Goal
Give only the number of lines in the data that contain the word "this".

Data to use
-- Start --
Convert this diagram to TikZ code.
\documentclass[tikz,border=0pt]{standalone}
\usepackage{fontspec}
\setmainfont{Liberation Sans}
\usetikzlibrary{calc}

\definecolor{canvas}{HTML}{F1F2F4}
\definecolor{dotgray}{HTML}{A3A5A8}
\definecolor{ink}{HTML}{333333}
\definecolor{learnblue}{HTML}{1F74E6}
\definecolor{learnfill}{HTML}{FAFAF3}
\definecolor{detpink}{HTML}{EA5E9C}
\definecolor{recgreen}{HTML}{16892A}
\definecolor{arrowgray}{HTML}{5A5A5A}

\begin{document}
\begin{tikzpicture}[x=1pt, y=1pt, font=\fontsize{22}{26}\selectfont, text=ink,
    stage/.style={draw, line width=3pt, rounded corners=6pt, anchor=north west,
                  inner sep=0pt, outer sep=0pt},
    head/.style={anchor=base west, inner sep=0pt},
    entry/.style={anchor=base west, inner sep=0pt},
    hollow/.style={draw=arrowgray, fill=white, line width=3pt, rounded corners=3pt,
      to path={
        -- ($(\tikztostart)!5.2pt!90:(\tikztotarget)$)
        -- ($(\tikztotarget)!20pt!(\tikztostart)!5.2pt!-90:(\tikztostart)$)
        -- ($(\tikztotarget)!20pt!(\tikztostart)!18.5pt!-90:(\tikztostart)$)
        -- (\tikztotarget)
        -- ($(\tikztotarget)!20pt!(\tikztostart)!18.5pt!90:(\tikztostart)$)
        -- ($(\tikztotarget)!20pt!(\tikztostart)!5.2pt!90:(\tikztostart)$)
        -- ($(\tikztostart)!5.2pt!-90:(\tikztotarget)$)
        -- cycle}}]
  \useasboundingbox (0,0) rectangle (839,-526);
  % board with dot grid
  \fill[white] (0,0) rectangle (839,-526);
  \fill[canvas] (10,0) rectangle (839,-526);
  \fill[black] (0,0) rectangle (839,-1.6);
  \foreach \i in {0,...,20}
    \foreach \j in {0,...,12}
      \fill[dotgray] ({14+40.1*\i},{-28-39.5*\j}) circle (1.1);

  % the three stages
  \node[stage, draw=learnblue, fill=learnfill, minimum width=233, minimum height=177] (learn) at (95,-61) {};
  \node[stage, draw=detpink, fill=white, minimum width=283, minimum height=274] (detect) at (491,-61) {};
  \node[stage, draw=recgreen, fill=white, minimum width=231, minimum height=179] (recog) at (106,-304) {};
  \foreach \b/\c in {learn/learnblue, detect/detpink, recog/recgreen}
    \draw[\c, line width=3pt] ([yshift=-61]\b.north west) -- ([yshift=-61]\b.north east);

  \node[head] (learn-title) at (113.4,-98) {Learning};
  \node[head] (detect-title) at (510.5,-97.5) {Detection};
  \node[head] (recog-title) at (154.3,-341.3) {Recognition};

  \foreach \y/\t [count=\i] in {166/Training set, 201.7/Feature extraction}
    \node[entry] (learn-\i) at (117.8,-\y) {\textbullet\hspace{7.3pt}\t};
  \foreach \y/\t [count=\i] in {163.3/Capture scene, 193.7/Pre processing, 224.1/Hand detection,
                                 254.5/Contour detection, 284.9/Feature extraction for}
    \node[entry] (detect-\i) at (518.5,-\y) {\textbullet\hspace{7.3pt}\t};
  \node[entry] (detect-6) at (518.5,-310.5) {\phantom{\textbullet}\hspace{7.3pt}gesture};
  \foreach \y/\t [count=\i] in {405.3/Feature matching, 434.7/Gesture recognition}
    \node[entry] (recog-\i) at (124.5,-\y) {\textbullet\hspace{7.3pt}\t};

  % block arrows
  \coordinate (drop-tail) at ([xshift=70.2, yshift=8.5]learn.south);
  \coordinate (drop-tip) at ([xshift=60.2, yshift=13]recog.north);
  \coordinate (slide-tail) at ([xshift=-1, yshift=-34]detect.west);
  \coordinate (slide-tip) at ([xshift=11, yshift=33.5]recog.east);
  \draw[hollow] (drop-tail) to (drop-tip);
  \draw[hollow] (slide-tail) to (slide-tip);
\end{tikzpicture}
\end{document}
-- End --
-- Start --
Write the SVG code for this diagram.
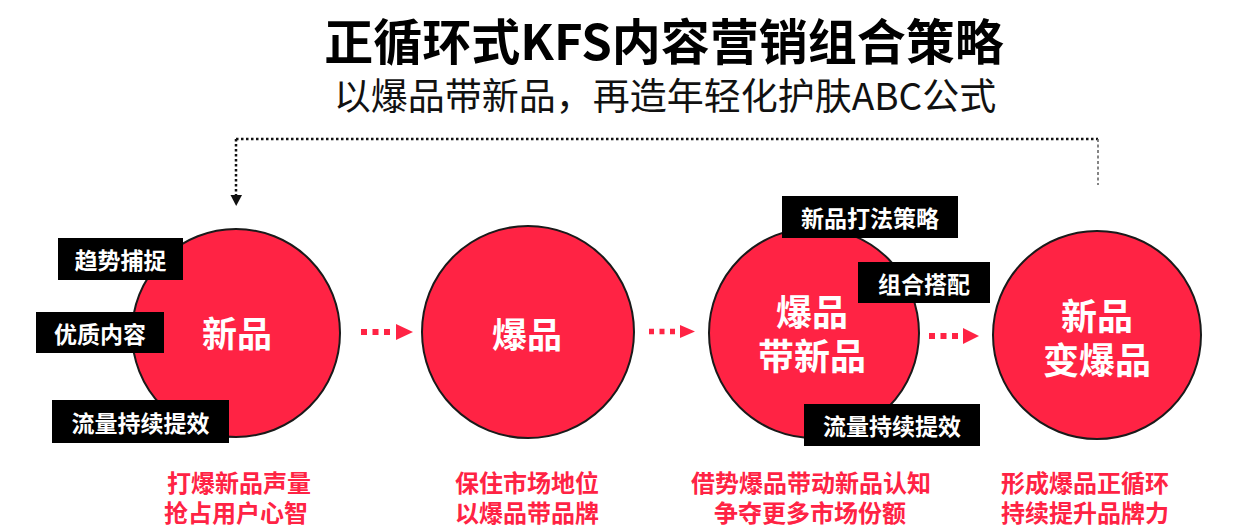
-- End --
The output
2